WESTMINSTER PRESBYTERIAN CHURCH

WESTMINSTER PRESBYTERIAN CHURCH

City of Syracuse

Submitted by Kathy Crowell

Source:  Dwight H. Bruce (ed.), Onondaga's Centennial.  Boston History Co., 1896, Vol. I, pp. 517.


In 1872 Rev. Ebenezer Arnold who had been identified with the Centenary and the Brown Memorial Methodist churches of Syracuse, felt impelled to devote his energies to the improvement of religious conditions in the Fourth ward, where the population was rapidly increasing and were practically without churches.  From that time to the autumn of 1876, he labored zealously, often preaching in the open air, and almost without remuneration during the whole period.  He was finally rewarded by the organization of the Rose Hill Methodist Episcopal church in the fall of 1875.  The disused chapel of the Grace Episcopal church was purchased and moved across the canal to the corner of Highland and Douglass streets.  The new organization was short-lived; the last annual meeting was held in October, 1880, and the society soon disbanded.  In the spring of 1885, the Presbyterian Association of Syracuse took the Rose Hill Mission under its care and gave its pastoral charge and that of Scattergood Mission in the Seventh ward, to Rev.

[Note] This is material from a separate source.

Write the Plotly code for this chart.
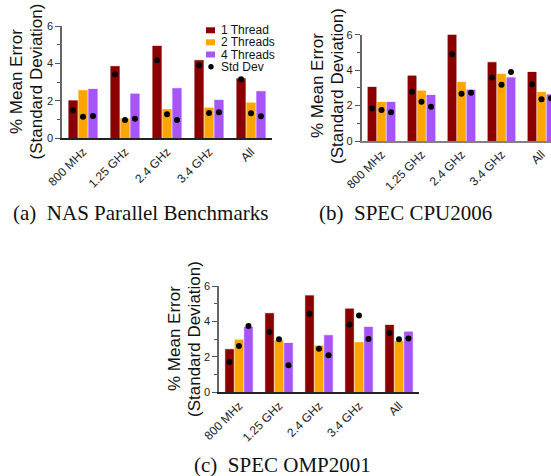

Alfred E. Myers.  On the 15th of November, 1886, the Westminster Presbyterian church was organized with fifty one communicants.  The new church edifice was occupied for the first time in September, 1887.  Mr. Myers now became pastor of the new church.  In October, 1889, a mission Sunday school was established on the corner of Butternut and Farmer streets.